Anno domini 1688: uno studente discute la propria tesi di laurea all’Università di Basilea parlando di una patologia sino ad allora sconosciuta e alla quale diede un neologismo: nostalgia, da nostos (ritorno) e algos (dolore). Un termine moderno dunque per uno stato d’animo antichissimo.
Anno domini 2024: la Fondazione Palazzo Ducale per la Cultura organizza una mostra, visitabile sino al primo di settembre, su questo sentimento nelle stanze dell’Appartamento del Doge, dal titolo Nostalgia. Modernità di un sentimento dal Rinascimento al contemporaneo.
Sono undici le sezioni che declinano la nostalgia nell’arte in questa affascinante mostra curata da Matteo Fochessati in collaborazione con Anna Vyazemtseva. Con una importantissima premessa che differenzia la nostalgia dalla malinconia, stato dell’animo quest’ultimo sicuramente più antico e già ampiamente rappresentato nella storia dell’arte. I due sentimenti non sono sovrapponibili: la malinconia è un disagio percepito dall’individuo, la nostalgia può essere un sentimento diffuso ad una condizione più sociale e collettiva, che attraversa lo spazio (i luoghi) e il tempo (le età).
La promenade artistica della mostra attraversa così le due consorelle nostalgia e malinconia, per poi virare sulla nostalgia per l’infinito, per la felicità, per l’altrove, per l’antico, per il mondo classico, per il paradiso perduto, per la propria casa. E ancora ci sono due sezioni che interrogano la nostalgia associata alla propaganda dittatoriale e un’altra più poetica che indaga lo sguardo umano intriso di nostalgia.
Molto vario è anche il percorso tecnico tra le oltre 120 opere in esposizione: affiancano i quadri scelti infatti anche sculture, modellini e bozzetti, installazioni, oggetti in ceramica, opere grafiche, volumi illustrati e fotografie (tra cui, celebre e impressionante per la forza che emana, Centro di permanenza temporanea di Adrian Paci del 2007 e sempre molto attuale).
Si può essere nostalgici e può l’animo diventare materia anche in un’epoca come quella contemporanea basata sulla velocità? Si può desiderare qualcosa o qualcuno che è assente? La risposta è evidentemente affermativa, se è vero che sembra così diffusa l’insoddisfazione verso il presente.
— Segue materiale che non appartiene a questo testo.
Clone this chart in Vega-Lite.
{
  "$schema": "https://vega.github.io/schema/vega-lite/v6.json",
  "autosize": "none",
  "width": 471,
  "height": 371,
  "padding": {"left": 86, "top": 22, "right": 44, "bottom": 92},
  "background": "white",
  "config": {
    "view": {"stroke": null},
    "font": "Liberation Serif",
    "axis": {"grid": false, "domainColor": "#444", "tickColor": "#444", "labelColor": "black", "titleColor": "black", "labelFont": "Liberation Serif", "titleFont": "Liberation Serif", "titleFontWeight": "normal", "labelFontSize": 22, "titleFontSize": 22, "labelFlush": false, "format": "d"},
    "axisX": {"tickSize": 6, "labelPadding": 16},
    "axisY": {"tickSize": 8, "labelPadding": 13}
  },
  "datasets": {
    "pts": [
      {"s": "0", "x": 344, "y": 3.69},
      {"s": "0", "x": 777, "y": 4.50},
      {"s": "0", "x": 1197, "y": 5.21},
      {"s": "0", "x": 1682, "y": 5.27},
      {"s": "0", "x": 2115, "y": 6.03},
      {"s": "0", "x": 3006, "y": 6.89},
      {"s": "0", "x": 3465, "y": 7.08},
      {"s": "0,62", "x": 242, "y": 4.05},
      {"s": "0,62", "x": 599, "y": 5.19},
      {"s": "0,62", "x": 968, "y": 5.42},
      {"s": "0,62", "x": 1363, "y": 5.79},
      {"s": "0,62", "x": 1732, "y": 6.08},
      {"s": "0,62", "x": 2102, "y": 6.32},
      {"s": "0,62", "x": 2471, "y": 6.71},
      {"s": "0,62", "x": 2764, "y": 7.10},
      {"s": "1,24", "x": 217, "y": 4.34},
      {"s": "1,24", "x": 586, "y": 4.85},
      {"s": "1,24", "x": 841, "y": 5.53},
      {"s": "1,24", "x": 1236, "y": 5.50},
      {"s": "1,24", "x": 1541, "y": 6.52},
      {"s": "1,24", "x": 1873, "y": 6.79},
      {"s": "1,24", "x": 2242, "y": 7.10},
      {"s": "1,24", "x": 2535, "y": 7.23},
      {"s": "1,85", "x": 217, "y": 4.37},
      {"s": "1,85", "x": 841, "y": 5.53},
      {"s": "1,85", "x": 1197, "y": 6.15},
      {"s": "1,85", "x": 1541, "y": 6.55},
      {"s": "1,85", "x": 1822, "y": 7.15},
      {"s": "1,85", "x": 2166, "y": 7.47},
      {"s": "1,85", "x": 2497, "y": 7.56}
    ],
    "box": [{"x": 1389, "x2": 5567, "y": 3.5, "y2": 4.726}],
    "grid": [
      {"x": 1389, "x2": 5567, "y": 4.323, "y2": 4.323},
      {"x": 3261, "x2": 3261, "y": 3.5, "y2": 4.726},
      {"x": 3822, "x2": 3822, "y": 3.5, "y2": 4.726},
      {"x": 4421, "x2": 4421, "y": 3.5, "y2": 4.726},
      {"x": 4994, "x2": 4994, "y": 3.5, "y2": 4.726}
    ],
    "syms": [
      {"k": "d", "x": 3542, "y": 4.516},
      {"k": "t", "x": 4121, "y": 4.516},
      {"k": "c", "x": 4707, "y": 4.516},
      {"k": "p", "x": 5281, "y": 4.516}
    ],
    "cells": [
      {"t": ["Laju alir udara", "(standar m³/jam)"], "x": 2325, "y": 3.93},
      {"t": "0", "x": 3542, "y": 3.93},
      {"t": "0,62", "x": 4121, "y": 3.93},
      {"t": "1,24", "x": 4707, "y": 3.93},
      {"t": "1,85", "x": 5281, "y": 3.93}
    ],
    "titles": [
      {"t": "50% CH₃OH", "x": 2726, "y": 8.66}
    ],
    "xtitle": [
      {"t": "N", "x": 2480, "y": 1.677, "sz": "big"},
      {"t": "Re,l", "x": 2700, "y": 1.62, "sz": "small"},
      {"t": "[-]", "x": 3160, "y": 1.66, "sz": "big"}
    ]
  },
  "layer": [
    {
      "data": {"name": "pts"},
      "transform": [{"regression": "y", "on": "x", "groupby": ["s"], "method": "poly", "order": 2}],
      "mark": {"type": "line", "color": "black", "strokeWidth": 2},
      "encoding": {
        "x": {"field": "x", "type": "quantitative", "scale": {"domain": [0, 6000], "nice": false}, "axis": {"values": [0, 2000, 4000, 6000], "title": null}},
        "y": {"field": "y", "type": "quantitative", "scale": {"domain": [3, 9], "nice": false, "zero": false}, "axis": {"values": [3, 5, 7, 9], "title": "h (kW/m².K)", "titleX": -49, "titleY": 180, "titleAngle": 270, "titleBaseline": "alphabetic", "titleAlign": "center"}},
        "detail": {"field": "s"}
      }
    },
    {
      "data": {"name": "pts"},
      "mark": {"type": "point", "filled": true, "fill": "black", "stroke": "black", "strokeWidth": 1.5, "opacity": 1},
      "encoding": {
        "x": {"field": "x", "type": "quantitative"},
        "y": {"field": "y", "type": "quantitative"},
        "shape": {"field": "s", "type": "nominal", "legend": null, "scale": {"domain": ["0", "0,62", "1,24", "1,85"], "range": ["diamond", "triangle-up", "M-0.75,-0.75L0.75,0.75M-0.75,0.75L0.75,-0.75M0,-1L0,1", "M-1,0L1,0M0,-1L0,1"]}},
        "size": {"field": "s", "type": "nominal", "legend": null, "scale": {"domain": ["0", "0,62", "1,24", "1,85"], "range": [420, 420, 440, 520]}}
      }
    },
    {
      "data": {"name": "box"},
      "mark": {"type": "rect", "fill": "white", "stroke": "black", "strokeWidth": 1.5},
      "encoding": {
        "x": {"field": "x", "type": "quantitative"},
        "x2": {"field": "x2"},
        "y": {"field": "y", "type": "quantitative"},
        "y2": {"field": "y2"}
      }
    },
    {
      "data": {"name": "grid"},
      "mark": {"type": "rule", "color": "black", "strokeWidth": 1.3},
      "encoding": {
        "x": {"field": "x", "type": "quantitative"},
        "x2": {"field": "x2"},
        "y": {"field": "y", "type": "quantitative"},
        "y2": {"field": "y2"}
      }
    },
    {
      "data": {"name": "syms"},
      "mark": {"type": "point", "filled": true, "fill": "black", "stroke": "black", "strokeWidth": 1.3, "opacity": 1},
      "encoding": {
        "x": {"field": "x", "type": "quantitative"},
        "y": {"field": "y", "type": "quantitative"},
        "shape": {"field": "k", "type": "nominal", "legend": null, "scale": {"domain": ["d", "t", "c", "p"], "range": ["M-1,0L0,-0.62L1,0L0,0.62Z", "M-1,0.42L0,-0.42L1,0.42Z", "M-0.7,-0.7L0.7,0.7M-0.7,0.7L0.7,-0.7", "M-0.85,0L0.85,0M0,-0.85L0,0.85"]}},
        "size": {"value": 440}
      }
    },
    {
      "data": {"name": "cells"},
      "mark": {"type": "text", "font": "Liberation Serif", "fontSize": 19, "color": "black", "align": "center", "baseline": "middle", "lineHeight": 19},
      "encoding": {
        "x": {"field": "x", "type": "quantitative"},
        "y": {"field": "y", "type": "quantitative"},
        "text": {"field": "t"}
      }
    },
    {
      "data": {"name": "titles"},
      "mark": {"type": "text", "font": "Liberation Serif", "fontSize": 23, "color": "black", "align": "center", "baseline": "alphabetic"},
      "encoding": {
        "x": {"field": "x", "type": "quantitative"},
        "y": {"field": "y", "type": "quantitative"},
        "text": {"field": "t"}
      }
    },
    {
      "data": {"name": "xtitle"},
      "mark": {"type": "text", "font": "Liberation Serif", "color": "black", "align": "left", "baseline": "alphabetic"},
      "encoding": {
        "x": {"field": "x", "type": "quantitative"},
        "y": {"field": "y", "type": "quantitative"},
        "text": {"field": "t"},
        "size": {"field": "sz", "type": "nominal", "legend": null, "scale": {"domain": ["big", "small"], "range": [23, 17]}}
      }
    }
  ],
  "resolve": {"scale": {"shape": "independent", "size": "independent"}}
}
E ci diventa dunque familiare lo sguardo perso nel caos urbano della donna ritratta nel 1935 da Miriam Tindall Smith in Screen Door.
Così come ci si ritrova pienamente nel gomito che sorregge la testa pensosa della figura alata immortalata da Albrecht Dürer in Melancholia I (1514) oppure nell’altrettanto atteggiamento familiare de L’Odyssée di Jean-Auguste-Dominique Ingres (olio su tela composto tra il 1827 e il 1850), assorta con le dita delicatamente all’altezza della fronte. Nostalgia, la figura femminile seminuda composta nel 1864 dal gesso di Cristoforo Marzaroli sembra guardare in direzione dell’infinito sospirando qualcosa per noi ignoto.
Ricordi di infanzia e spensieratezza sono alla base di un sentimento nostalgico per la felicità di una corsa sulla Spiaggia del Lido (di Ettore Tito, olio del 1914), e in questo caso l’ammonimento etico di Kant ci dimostra che ritornare ai luoghi dell’infanzia significa trovare un mondo cambiato. La medesima dimensione può essere rintracciata nell’altrove, la fascinazione verso luoghi lontani geograficamente o semplicemente lontani da noi stessi. L’intensissimo ma crepuscolare rosso solare di Galileo Chini ne L’ora Nostalgica sul Mè-Nam del 1912-13 ci ricorda che l’altrove potrebbe essere un luogo dove vedere meglio se stessi.
L’incommensurabile e l’irraggiungibile sono alcuni elementi fisici dell’infinito e possono assumere le sembianze dell’assenza di molteplicità (come nel caso delle tele monocrome di Yves Klein) oppure del rigore cosmico del Concetto spaziale di Lucio Fontana, qui presente con il significativo post titolo di Attese (1965). Infine, è ineludibile declinare la nostalgia con la passione intellettuale, culturale e sociale verso uno specifico tempo: è il caso dell’adorazione verso il mondo classico che ha attraversato da gigante le epoche e che in questa mostra trova una summa mirabile con Statua naufragata, rievocazione del 1930 anche metafisica e soprattutto intensa di Arturo Nathan, un quadro che significativamente sintetizza la necessità di un eterno ritorno dei miti fondativi.